SET EXERCISE:
Please print exactly the lines below, from the start of the material up to and including the line with "400, 500, 600];", but none of the pictures.

DATA SEGMENT:

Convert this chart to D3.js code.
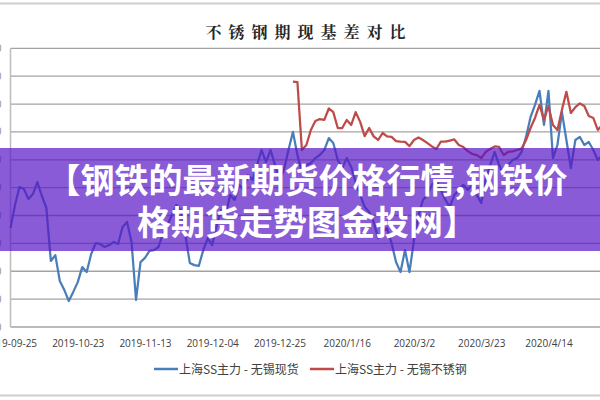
<!DOCTYPE html>
<html>
<head>
<meta charset="utf-8">
<script src="https://cdn.jsdelivr.net/npm/d3@7"></script>
<style>
html, body { margin: 0; padding: 0; background: #fff; overflow: hidden; }
svg { display: block; }
</style>
</head>
<body>
<div class="content"></div>
<script>
const w = 600;
const h = 400;

const title = '不锈钢期现基差对比';
const seriesNames = ['上海SS主力 - 无锡现货', '上海SS主力 - 无锡不锈钢'];
const seriesColors = ['#4a7ebb', '#be4b48'];

// every 15th trading day gets a label
const tickLabels = ['2019-09-25', '2019-10-23', '2019-11-13', '2019-12-04', '2019-12-25',
	'2020/1/16', '2020/3/2', '2020/3/23', '2020/4/14'];
const tickEvery = 15;

const yTicks = [-400, -300, -200, -100, 0, 100, 200, 300, 400, 500, 600];

// 上海SS主力 - 无锡现货
const spotBasis = [
	-45, 38, 102, 95, 59, 77, 120, 70, 27, -163,
	-142, -235, -267, -307, -274, -239, -185, -203, -138, -99,
	-102, -113, -106, -95, -102, -41, -23, -95, -303, -167,
	-152, -127, -124, -113, -66, -34, 2, 38, 20, -70,
	-170, -178, -181, -124, -81, -106, -34, 20, 2, 74,
	56, 110, 92, 145, 127, 181, 235, 192, 235, 181,
	127, 163, 235, 300, 217, 156, 181, 188, 206, 217,
	235, 278, 260, 199, 170, 206, 174, 120, 74, 31,
	13, -23, -81, -59, -45, -99, -167, -203, -124, -203,
	-88, 2, 56, 74, 110, 127, 92, 56, 31, 74,
	92, 110, 92, 110, 74, 45, 127, 181, 228, 181,
	145, 181, 199, 206, 228, 282, 353, 397, 447, 325,
	447, 206, 253, 371, 271, 170, 271, 282, 253, 264,
	235, 199, 217
];

// 上海SS主力 - 无锡不锈钢, starts later
const steelStart = 63;
const steelBasis = [
	480, 479, 235, 253, 307, 339, 346, 343, 384, 371,
	314, 314, 343, 325, 371, 336, 285, 314, 284, 271,
	296, 284, 282, 267, 265, 264, 249, 271, 280, 271,
	260, 248, 239, 265, 265, 269, 273, 253, 246, 231,
	221, 217, 206, 228, 239, 248, 246, 217, 228, 230,
	235, 240, 271, 314, 350, 397, 343, 393, 325, 307,
	379, 444, 368, 389, 402, 393, 357, 350, 307, 325
];

const banner = ['【钢铁的最新期货价格行情,钢铁价', '格期货走势图金投网】'];

const svg = d3.select('.content').append('svg')
	.attr('width', w)
	.attr('height', h)
	.style('font-family', '"Noto Sans CJK SC", "Open Sans", sans-serif');

// frame of the original picture
svg.append('line').attr('x1', 0).attr('x2', w).attr('y1', 3.5).attr('y2', 3.5)
	.attr('stroke', '#cfcfcf').attr('stroke-width', 2);
svg.append('line').attr('x1', 0).attr('x2', w).attr('y1', 395.5).attr('y2', 395.5)
	.attr('stroke', '#cfcfcf').attr('stroke-width', 2);

const x = d3.scaleLinear()
	.domain([0, 135])
	.range([10.5, 10.5 + 135 * 4.483]);

const y = d3.scaleLinear()
	.domain([-400, 600])
	.range([327, 48.3]);

svg.append('text')
	.attr('x', 309)
	.attr('y', 38)
	.attr('text-anchor', 'middle')
	.attr('font-family', '"Noto Serif CJK SC", "Noto Sans CJK SC", serif')
	.attr('font-size', 16)
	.attr('font-weight', 700)
	.attr('letter-spacing', 7)
	.attr('fill', '#262626')
	.text(title);

// grid
svg.append('g')
	.selectAll('line')
	.data(yTicks)
	.enter()
	.append('line')
	.attr('x1', x(0))
	.attr('x2', x(135))
	.attr('y1', d => y(d))
	.attr('y2', d => y(d))
	.attr('stroke', '#a3a3a3')
	.attr('stroke-width', 1.3);

svg.append('line')
	.attr('x1', x(0)).attr('x2', x(0))
	.attr('y1', y(600)).attr('y2', y(-400))
	.attr('stroke', '#bdbdbd')
	.attr('stroke-width', 1.5);

// y labels are cut off by the left edge, only a sliver shows
svg.append('g')
	.selectAll('text')
	.data(yTicks)
	.enter()
	.append('text')
	.attr('x', 1.5)
	.attr('y', d => y(d) + 3.5)
	.attr('text-anchor', 'end')
	.attr('font-family', '"Open Sans", sans-serif')
	.attr('font-size', 10)
	.attr('fill', '#8c8c8c')
	.text(d => d);

svg.append('g')
	.selectAll('text')
	.data(tickLabels)
	.enter()
	.append('text')
	.attr('x', (d, i) => x(i * tickEvery) + 0.5)
	.attr('y', 346.5)
	.attr('text-anchor', 'middle')
	.attr('font-family', '"Open Sans", sans-serif')
	.attr('font-size', 10)
	.attr('fill', '#404040')
	.text(d => d);

const line = d3.line()
	.x(d => x(d.i))
	.y(d => y(d.v));

svg.append('path')
	.datum(spotBasis.map((v, i) => ({ i: i, v: v })))
	.attr('d', line)
	.attr('fill', 'none')
	.attr('stroke', seriesColors[0])
	.attr('stroke-width', 2.25)
	.attr('stroke-linejoin', 'round');

svg.append('path')
	.datum(steelBasis.map((v, j) => ({ i: steelStart + j, v: v })))
	.attr('d', line)
	.attr('fill', 'none')
	.attr('stroke', seriesColors[1])
	.attr('stroke-width', 2.25)
	.attr('stroke-linejoin', 'round');

// legend
const legendPos = [[154, 179], [310, 335]];
const legend = svg.append('g')
	.selectAll('g')
	.data(seriesNames)
	.enter()
	.append('g');

legend.append('line')
	.attr('x1', (d, i) => legendPos[i][0])
	.attr('x2', (d, i) => legendPos[i][0] + 24)
	.attr('y1', 369)
	.attr('y2', 369)
	.attr('stroke', (d, i) => seriesColors[i])
	.attr('stroke-width', 2.5);

legend.append('text')
	.attr('x', (d, i) => legendPos[i][1])
	.attr('y', 373.5)
	.attr('font-size', 12)
	.attr('fill', '#404040')
	.text(d => d);

// purple banner on top
svg.append('rect')
	.attr('x', 0)
	.attr('y', 148)
	.attr('width', w)
	.attr('height', 103)
	.attr('fill', 'rgb(89,22,196)')
	.attr('fill-opacity', 0.7);

svg.append('g')
	.selectAll('text')
	.data(banner)
	.enter()
	.append('text')
	.attr('x', 307)
	.attr('y', (d, i) => 193 + i * 42)
	.attr('text-anchor', 'middle')
	.attr('font-size', 34)
	.attr('font-weight', 700)
	.attr('fill', '#fff')
	.text(d => d);
</script>
</body>
</html>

SOLVED EXERCISE:
Convert this chart to D3.js code.
<!DOCTYPE html>
<html>
<head>
<meta charset="utf-8">
<script src="https://cdn.jsdelivr.net/npm/d3@7"></script>
<style>
html, body { margin: 0; padding: 0; background: #fff; overflow: hidden; }
svg { display: block; }
</style>
</head>
<body>
<div class="content"></div>
<script>
const w = 600;
const h = 400;

const title = '不锈钢期现基差对比';
const seriesNames = ['上海SS主力 - 无锡现货', '上海SS主力 - 无锡不锈钢'];
const seriesColors = ['#4a7ebb', '#be4b48'];

// every 15th trading day gets a label
const tickLabels = ['2019-09-25', '2019-10-23', '2019-11-13', '2019-12-04', '2019-12-25',
	'2020/1/16', '2020/3/2', '2020/3/23', '2020/4/14'];
const tickEvery = 15;

const yTicks = [-400, -300, -200, -100, 0, 100, 200, 300, 400, 500, 600];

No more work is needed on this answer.